Una atmósfera cargada de gran complejidad caracteriza la experiencia social de nuestros tiempos. La irrupción de grupos sociales que hasta hace pocas décadas no sólo se hallaban sistemáticamente silenciados, sino intencionalmente invisibilizados colabora para que la imagen del mosaico cultural se envalentone y trate de ponerse de pie fomentando nuevos modos de participación. Amparados en esta coyuntura asoman grupos diversos con la intención de rediseñar el mapa sociocultural generando nuevas dinámicas, nuevos actores, nuevos referentes y nuevas relaciones interculturales.
Si articulamos esta realidad por un lado con la idea de que la extensión universitaria imbrica el conocimiento acumulado en la Universidad con las necesidades sociales y sus problemáticas. Y por otro, entendiendo a la práctica comunicativa en tanto proceso de significación colectiva, sin lugar a dudas nos traslada a condiciones interesantes de intervención las cuales deben apuntar a una decidida función social y un proceso formativo integrador del vínculo universidad- sociedad.

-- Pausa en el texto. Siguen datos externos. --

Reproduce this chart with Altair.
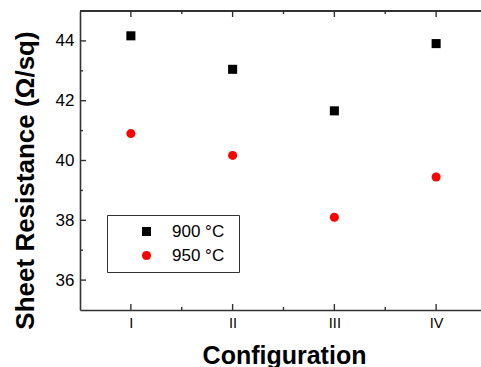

Esto no es más que apostar al proceso extensionista desde el campo de la comunicación a través del diálogo y el reconocimiento mutuo con el otro. Aquellos otros (migrantes, privados de la libertad, orientaciones sexuales diversas, indigentes, pueblos originarios etc.) que hoy logran visibilidad pero que aún no consiguen que la diferencia deje de traducirse en desigualdad. Este es uno de los desafíos de los extensionistas, el de “reconocer que en el territorio hay saberes y que los actores de la comunidad son sujetos de conocimiento”.